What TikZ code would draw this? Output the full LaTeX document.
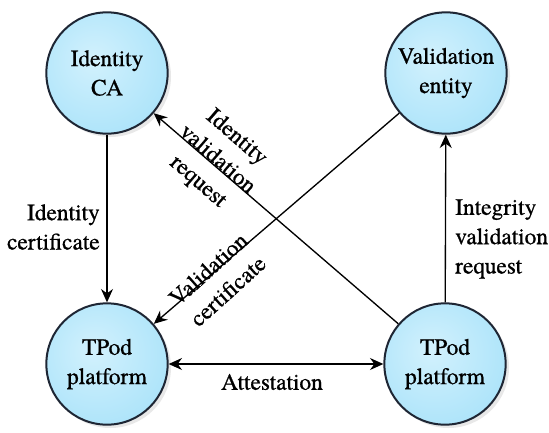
\documentclass[tikz,border=0pt]{standalone}
\usepackage{fontspec}
\newfontfamily\diagfont{texgyretermes}[Extension=.otf, UprightFont=*-regular, BoldFont=*-bold, FakeBold=0.8]
\usetikzlibrary{arrows.meta,shadows}

\definecolor{nodelight}{RGB}{210,241,253}
\definecolor{nodemid}{RGB}{176,229,250}
\definecolor{nodedark}{RGB}{128,206,240}
\definecolor{nodeline}{RGB}{30,38,52}
\pgfdeclareradialshading{entityshade}{\pgfpoint{-6bp}{6bp}}{color(0bp)=(nodelight); color(28bp)=(nodemid); color(50bp)=(nodedark); color(70bp)=(nodedark)}

\tikzset{
  entity/.style={circle, draw=nodeline, line width=1.5pt, minimum size=91pt, inner sep=0pt, align=center,
    shading=entityshade,
    drop shadow={opacity=0.18, shadow xshift=2.5pt, shadow yshift=-2.5pt},
    font=\diagfont\fontsize{17.5}{22}\selectfont},
  conn/.style={line width=1pt, -{Stealth[length=10pt,width=9pt]}},
  biconn/.style={line width=1pt, {Stealth[length=10pt,width=9pt]}-{Stealth[length=10pt,width=9pt]}},
  lbl/.style={font=\diagfont\fontsize{17.5}{22}\selectfont, inner sep=0.75pt}
}

\begin{document}
\begin{tikzpicture}[x=0.75pt,y=0.75pt,yscale=-1,xscale=1]
	\useasboundingbox (0,0) rectangle (549,432);

	% Entity Nodes
	\node [entity] (idca) at (107,73) {Identity\\CA};
	\node [entity] (valent) at (446,73) {Validation\\entity};
	\node [entity] (tpod1) at (107,364) {TPod\\platform};
	\node [entity] (tpod2) at (445,364) {TPod\\platform};

	% Connection
	\draw [conn] (idca) -- (tpod1);
	% Connection
	\draw [conn] (tpod2) -- (valent);
	% Connection
	\draw [conn] (tpod2) -- (idca);
	% Connection
	\draw [conn] (valent) -- (tpod1);
	% Connection
	\draw [biconn] (tpod1) -- (tpod2);

	% Text Node
	\node [lbl, anchor=east, align=right] (lblidcert) at (101,227) {Identity\\certificate};
	% Text Node
	\node [lbl, anchor=west, align=left] (lblintreq) at (454,239) {Integrity\\validation\\request};
	% Text Node
	\node [lbl] (lblattest) at (272,382) {Attestation};
	% Text Node
	\node [lbl, align=center, rotate=-41] (lblidreq) at (217,160) {Identity\\validation\\request};
	% Text Node
	\node [lbl, align=center, rotate=42] (lblvalcert) at (218,280) {Validation\\certificate};

\end{tikzpicture}
\end{document}
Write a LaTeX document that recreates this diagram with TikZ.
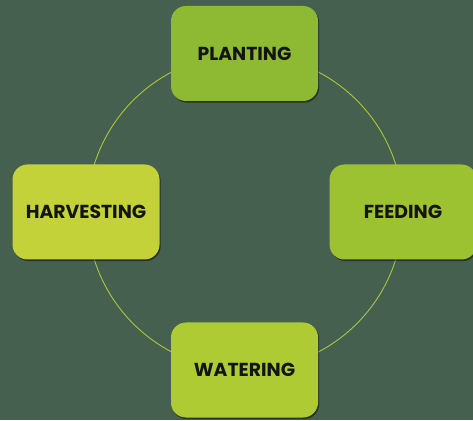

------------

§ **Exercise prompt**
Return the listing above word for word, with the pictures removed.

§ **Solution to this exercise**
What TikZ code would draw this? Output the full LaTeX document.
\documentclass[tikz,border=0pt]{standalone}
\usepackage{fontspec}
\newfontfamily\diagfont{texgyretermes}[Extension=.otf, UprightFont=*-regular, BoldFont=*-bold, FakeBold=0.8]
\usetikzlibrary{arrows.meta,shadows}

\definecolor{nodelight}{RGB}{210,241,253}
\definecolor{nodemid}{RGB}{176,229,250}
\definecolor{nodedark}{RGB}{128,206,240}
\definecolor{nodeline}{RGB}{30,38,52}
\pgfdeclareradialshading{entityshade}{\pgfpoint{-6bp}{6bp}}{color(0bp)=(nodelight); color(28bp)=(nodemid); color(50bp)=(nodedark); color(70bp)=(nodedark)}

\tikzset{
  entity/.style={circle, draw=nodeline, line width=1.5pt, minimum size=91pt, inner sep=0pt, align=center,
    shading=entityshade,
    drop shadow={opacity=0.18, shadow xshift=2.5pt, shadow yshift=-2.5pt},
    font=\diagfont\fontsize{17.5}{22}\selectfont},
  conn/.style={line width=1pt, -{Stealth[length=10pt,width=9pt]}},
  biconn/.style={line width=1pt, {Stealth[length=10pt,width=9pt]}-{Stealth[length=10pt,width=9pt]}},
  lbl/.style={font=\diagfont\fontsize{17.5}{22}\selectfont, inner sep=0.75pt}
}

\begin{document}
\begin{tikzpicture}[x=0.75pt,y=0.75pt,yscale=-1,xscale=1]
	\useasboundingbox (0,0) rectangle (549,432);

	% Entity Nodes
	\node [entity] (idca) at (107,73) {Identity\\CA};
	\node [entity] (valent) at (446,73) {Validation\\entity};
	\node [entity] (tpod1) at (107,364) {TPod\\platform};
	\node [entity] (tpod2) at (445,364) {TPod\\platform};

	% Connection
	\draw [conn] (idca) -- (tpod1);
	% Connection
	\draw [conn] (tpod2) -- (valent);
	% Connection
	\draw [conn] (tpod2) -- (idca);
	% Connection
	\draw [conn] (valent) -- (tpod1);
	% Connection
	\draw [biconn] (tpod1) -- (tpod2);

	% Text Node
	\node [lbl, anchor=east, align=right] (lblidcert) at (101,227) {Identity\\certificate};
	% Text Node
	\node [lbl, anchor=west, align=left] (lblintreq) at (454,239) {Integrity\\validation\\request};
	% Text Node
	\node [lbl] (lblattest) at (272,382) {Attestation};
	% Text Node
	\node [lbl, align=center, rotate=-41] (lblidreq) at (217,160) {Identity\\validation\\request};
	% Text Node
	\node [lbl, align=center, rotate=42] (lblvalcert) at (218,280) {Validation\\certificate};

\end{tikzpicture}
\end{document}
Write a LaTeX document that recreates this diagram with TikZ.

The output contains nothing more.